● **Instruction**: All material below is to be reproduced exactly.

:::::

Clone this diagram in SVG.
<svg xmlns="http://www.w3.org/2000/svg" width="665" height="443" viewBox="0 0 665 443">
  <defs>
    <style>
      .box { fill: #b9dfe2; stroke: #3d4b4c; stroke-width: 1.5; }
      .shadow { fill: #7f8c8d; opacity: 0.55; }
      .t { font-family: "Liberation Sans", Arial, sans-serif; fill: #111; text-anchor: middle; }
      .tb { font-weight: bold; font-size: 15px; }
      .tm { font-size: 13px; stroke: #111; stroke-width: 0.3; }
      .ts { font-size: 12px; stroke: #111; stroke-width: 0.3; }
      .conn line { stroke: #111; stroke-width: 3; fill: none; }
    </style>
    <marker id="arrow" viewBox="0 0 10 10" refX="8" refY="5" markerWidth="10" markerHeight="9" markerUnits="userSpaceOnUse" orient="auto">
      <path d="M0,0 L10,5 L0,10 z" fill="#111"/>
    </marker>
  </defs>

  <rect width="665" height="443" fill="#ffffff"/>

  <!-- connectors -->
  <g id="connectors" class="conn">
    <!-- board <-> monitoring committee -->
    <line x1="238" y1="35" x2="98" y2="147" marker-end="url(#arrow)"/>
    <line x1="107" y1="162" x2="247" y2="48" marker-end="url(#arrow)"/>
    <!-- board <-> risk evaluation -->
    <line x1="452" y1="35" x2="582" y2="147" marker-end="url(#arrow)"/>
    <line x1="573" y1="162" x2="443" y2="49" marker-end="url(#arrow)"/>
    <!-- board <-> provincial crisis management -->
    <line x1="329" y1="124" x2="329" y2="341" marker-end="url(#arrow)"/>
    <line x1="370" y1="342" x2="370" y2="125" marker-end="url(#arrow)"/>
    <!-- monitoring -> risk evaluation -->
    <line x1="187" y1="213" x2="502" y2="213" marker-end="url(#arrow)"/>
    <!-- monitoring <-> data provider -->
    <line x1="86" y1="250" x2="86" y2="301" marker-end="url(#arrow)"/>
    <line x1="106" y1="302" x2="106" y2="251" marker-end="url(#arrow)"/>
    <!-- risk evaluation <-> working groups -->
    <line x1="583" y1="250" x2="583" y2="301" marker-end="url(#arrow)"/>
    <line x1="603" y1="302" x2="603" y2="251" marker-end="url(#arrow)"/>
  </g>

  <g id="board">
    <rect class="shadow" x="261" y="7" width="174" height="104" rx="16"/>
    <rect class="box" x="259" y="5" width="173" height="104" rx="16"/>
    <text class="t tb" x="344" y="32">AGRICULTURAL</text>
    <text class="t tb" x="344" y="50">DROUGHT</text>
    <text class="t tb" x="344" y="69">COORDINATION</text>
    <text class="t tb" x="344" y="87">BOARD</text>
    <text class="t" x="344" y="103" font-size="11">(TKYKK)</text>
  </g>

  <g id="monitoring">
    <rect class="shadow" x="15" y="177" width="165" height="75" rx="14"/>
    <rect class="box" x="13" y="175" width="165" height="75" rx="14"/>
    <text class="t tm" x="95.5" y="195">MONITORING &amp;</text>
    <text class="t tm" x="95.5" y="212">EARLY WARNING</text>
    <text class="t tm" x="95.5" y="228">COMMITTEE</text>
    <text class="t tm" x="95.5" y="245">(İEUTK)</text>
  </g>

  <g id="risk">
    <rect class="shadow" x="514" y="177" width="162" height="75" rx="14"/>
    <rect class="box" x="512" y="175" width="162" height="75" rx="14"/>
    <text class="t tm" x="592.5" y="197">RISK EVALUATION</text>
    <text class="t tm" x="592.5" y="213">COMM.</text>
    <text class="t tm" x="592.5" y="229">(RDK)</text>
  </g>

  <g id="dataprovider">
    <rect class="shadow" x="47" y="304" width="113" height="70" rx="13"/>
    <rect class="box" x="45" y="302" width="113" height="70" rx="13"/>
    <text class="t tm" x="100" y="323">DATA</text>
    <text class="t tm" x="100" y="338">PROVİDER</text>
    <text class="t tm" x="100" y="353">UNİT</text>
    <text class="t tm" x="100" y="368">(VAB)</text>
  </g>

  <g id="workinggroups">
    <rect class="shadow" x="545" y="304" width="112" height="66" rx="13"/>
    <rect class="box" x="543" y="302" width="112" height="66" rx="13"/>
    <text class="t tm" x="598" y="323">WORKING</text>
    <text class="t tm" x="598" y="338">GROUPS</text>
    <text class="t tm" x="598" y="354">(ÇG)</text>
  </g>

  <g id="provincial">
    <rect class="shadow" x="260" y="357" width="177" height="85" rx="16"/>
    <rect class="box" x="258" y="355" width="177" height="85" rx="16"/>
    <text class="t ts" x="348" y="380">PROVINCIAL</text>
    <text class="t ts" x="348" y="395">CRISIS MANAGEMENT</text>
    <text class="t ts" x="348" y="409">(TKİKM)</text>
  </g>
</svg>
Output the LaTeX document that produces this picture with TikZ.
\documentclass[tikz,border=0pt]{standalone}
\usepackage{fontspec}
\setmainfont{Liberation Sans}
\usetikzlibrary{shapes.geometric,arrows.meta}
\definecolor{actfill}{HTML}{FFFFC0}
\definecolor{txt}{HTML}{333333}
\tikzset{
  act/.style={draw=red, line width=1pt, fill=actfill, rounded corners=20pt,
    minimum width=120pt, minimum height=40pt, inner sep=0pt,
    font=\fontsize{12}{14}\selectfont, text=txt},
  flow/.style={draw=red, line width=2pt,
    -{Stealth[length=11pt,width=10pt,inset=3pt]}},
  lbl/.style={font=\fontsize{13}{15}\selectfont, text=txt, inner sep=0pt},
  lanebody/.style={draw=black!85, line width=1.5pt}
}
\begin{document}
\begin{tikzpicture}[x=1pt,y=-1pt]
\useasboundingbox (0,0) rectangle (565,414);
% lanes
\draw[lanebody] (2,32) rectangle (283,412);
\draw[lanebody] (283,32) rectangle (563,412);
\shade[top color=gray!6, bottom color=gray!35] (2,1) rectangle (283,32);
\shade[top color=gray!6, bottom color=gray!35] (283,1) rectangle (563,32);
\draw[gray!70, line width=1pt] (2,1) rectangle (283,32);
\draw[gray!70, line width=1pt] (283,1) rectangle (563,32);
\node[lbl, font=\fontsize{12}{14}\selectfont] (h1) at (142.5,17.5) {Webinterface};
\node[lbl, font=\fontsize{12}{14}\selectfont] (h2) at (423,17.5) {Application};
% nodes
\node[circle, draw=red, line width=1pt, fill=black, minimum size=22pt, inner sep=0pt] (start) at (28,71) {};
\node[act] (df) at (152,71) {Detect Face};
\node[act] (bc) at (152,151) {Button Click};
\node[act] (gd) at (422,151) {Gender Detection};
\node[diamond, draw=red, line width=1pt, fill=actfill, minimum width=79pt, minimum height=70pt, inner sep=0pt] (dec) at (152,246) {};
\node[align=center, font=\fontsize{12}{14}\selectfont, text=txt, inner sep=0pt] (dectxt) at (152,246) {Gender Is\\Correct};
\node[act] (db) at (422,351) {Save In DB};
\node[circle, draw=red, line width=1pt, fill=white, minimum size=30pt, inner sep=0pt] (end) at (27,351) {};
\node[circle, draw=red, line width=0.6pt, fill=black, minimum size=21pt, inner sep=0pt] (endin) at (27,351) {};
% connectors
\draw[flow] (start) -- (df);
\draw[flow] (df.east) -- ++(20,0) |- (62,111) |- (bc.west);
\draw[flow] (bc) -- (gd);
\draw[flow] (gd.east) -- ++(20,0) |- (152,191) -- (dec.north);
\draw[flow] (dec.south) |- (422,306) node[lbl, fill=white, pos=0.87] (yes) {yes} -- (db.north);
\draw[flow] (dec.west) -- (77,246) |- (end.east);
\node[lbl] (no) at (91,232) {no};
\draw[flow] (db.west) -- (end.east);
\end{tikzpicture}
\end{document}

:::::

● **Worked answer**:
Clone this diagram in SVG.
<svg xmlns="http://www.w3.org/2000/svg" width="665" height="443" viewBox="0 0 665 443">
  <defs>
    <style>
      .box { fill: #b9dfe2; stroke: #3d4b4c; stroke-width: 1.5; }
      .shadow { fill: #7f8c8d; opacity: 0.55; }
      .t { font-family: "Liberation Sans", Arial, sans-serif; fill: #111; text-anchor: middle; }
      .tb { font-weight: bold; font-size: 15px; }
      .tm { font-size: 13px; stroke: #111; stroke-width: 0.3; }
      .ts { font-size: 12px; stroke: #111; stroke-width: 0.3; }
      .conn line { stroke: #111; stroke-width: 3; fill: none; }
    </style>
    <marker id="arrow" viewBox="0 0 10 10" refX="8" refY="5" markerWidth="10" markerHeight="9" markerUnits="userSpaceOnUse" orient="auto">
      <path d="M0,0 L10,5 L0,10 z" fill="#111"/>
    </marker>
  </defs>

  <rect width="665" height="443" fill="#ffffff"/>

  <!-- connectors -->
  <g id="connectors" class="conn">
    <!-- board <-> monitoring committee -->
    <line x1="238" y1="35" x2="98" y2="147" marker-end="url(#arrow)"/>
    <line x1="107" y1="162" x2="247" y2="48" marker-end="url(#arrow)"/>
    <!-- board <-> risk evaluation -->
    <line x1="452" y1="35" x2="582" y2="147" marker-end="url(#arrow)"/>
    <line x1="573" y1="162" x2="443" y2="49" marker-end="url(#arrow)"/>
    <!-- board <-> provincial crisis management -->
    <line x1="329" y1="124" x2="329" y2="341" marker-end="url(#arrow)"/>
    <line x1="370" y1="342" x2="370" y2="125" marker-end="url(#arrow)"/>
    <!-- monitoring -> risk evaluation -->
    <line x1="187" y1="213" x2="502" y2="213" marker-end="url(#arrow)"/>
    <!-- monitoring <-> data provider -->
    <line x1="86" y1="250" x2="86" y2="301" marker-end="url(#arrow)"/>
    <line x1="106" y1="302" x2="106" y2="251" marker-end="url(#arrow)"/>
    <!-- risk evaluation <-> working groups -->
    <line x1="583" y1="250" x2="583" y2="301" marker-end="url(#arrow)"/>
    <line x1="603" y1="302" x2="603" y2="251" marker-end="url(#arrow)"/>
  </g>

  <g id="board">
    <rect class="shadow" x="261" y="7" width="174" height="104" rx="16"/>
    <rect class="box" x="259" y="5" width="173" height="104" rx="16"/>
    <text class="t tb" x="344" y="32">AGRICULTURAL</text>
    <text class="t tb" x="344" y="50">DROUGHT</text>
    <text class="t tb" x="344" y="69">COORDINATION</text>
    <text class="t tb" x="344" y="87">BOARD</text>
    <text class="t" x="344" y="103" font-size="11">(TKYKK)</text>
  </g>

  <g id="monitoring">
    <rect class="shadow" x="15" y="177" width="165" height="75" rx="14"/>
    <rect class="box" x="13" y="175" width="165" height="75" rx="14"/>
    <text class="t tm" x="95.5" y="195">MONITORING &amp;</text>
    <text class="t tm" x="95.5" y="212">EARLY WARNING</text>
    <text class="t tm" x="95.5" y="228">COMMITTEE</text>
    <text class="t tm" x="95.5" y="245">(İEUTK)</text>
  </g>

  <g id="risk">
    <rect class="shadow" x="514" y="177" width="162" height="75" rx="14"/>
    <rect class="box" x="512" y="175" width="162" height="75" rx="14"/>
    <text class="t tm" x="592.5" y="197">RISK EVALUATION</text>
    <text class="t tm" x="592.5" y="213">COMM.</text>
    <text class="t tm" x="592.5" y="229">(RDK)</text>
  </g>

  <g id="dataprovider">
    <rect class="shadow" x="47" y="304" width="113" height="70" rx="13"/>
    <rect class="box" x="45" y="302" width="113" height="70" rx="13"/>
    <text class="t tm" x="100" y="323">DATA</text>
    <text class="t tm" x="100" y="338">PROVİDER</text>
    <text class="t tm" x="100" y="353">UNİT</text>
    <text class="t tm" x="100" y="368">(VAB)</text>
  </g>

  <g id="workinggroups">
    <rect class="shadow" x="545" y="304" width="112" height="66" rx="13"/>
    <rect class="box" x="543" y="302" width="112" height="66" rx="13"/>
    <text class="t tm" x="598" y="323">WORKING</text>
    <text class="t tm" x="598" y="338">GROUPS</text>
    <text class="t tm" x="598" y="354">(ÇG)</text>
  </g>

  <g id="provincial">
    <rect class="shadow" x="260" y="357" width="177" height="85" rx="16"/>
    <rect class="box" x="258" y="355" width="177" height="85" rx="16"/>
    <text class="t ts" x="348" y="380">PROVINCIAL</text>
    <text class="t ts" x="348" y="395">CRISIS MANAGEMENT</text>
    <text class="t ts" x="348" y="409">(TKİKM)</text>
  </g>
</svg>
Output the LaTeX document that produces this picture with TikZ.
\documentclass[tikz,border=0pt]{standalone}
\usepackage{fontspec}
\setmainfont{Liberation Sans}
\usetikzlibrary{shapes.geometric,arrows.meta}
\definecolor{actfill}{HTML}{FFFFC0}
\definecolor{txt}{HTML}{333333}
\tikzset{
  act/.style={draw=red, line width=1pt, fill=actfill, rounded corners=20pt,
    minimum width=120pt, minimum height=40pt, inner sep=0pt,
    font=\fontsize{12}{14}\selectfont, text=txt},
  flow/.style={draw=red, line width=2pt,
    -{Stealth[length=11pt,width=10pt,inset=3pt]}},
  lbl/.style={font=\fontsize{13}{15}\selectfont, text=txt, inner sep=0pt},
  lanebody/.style={draw=black!85, line width=1.5pt}
}
\begin{document}
\begin{tikzpicture}[x=1pt,y=-1pt]
\useasboundingbox (0,0) rectangle (565,414);
% lanes
\draw[lanebody] (2,32) rectangle (283,412);
\draw[lanebody] (283,32) rectangle (563,412);
\shade[top color=gray!6, bottom color=gray!35] (2,1) rectangle (283,32);
\shade[top color=gray!6, bottom color=gray!35] (283,1) rectangle (563,32);
\draw[gray!70, line width=1pt] (2,1) rectangle (283,32);
\draw[gray!70, line width=1pt] (283,1) rectangle (563,32);
\node[lbl, font=\fontsize{12}{14}\selectfont] (h1) at (142.5,17.5) {Webinterface};
\node[lbl, font=\fontsize{12}{14}\selectfont] (h2) at (423,17.5) {Application};
% nodes
\node[circle, draw=red, line width=1pt, fill=black, minimum size=22pt, inner sep=0pt] (start) at (28,71) {};
\node[act] (df) at (152,71) {Detect Face};
\node[act] (bc) at (152,151) {Button Click};
\node[act] (gd) at (422,151) {Gender Detection};
\node[diamond, draw=red, line width=1pt, fill=actfill, minimum width=79pt, minimum height=70pt, inner sep=0pt] (dec) at (152,246) {};
\node[align=center, font=\fontsize{12}{14}\selectfont, text=txt, inner sep=0pt] (dectxt) at (152,246) {Gender Is\\Correct};
\node[act] (db) at (422,351) {Save In DB};
\node[circle, draw=red, line width=1pt, fill=white, minimum size=30pt, inner sep=0pt] (end) at (27,351) {};
\node[circle, draw=red, line width=0.6pt, fill=black, minimum size=21pt, inner sep=0pt] (endin) at (27,351) {};
% connectors
\draw[flow] (start) -- (df);
\draw[flow] (df.east) -- ++(20,0) |- (62,111) |- (bc.west);
\draw[flow] (bc) -- (gd);
\draw[flow] (gd.east) -- ++(20,0) |- (152,191) -- (dec.north);
\draw[flow] (dec.south) |- (422,306) node[lbl, fill=white, pos=0.87] (yes) {yes} -- (db.north);
\draw[flow] (dec.west) -- (77,246) |- (end.east);
\node[lbl] (no) at (91,232) {no};
\draw[flow] (db.west) -- (end.east);
\end{tikzpicture}
\end{document}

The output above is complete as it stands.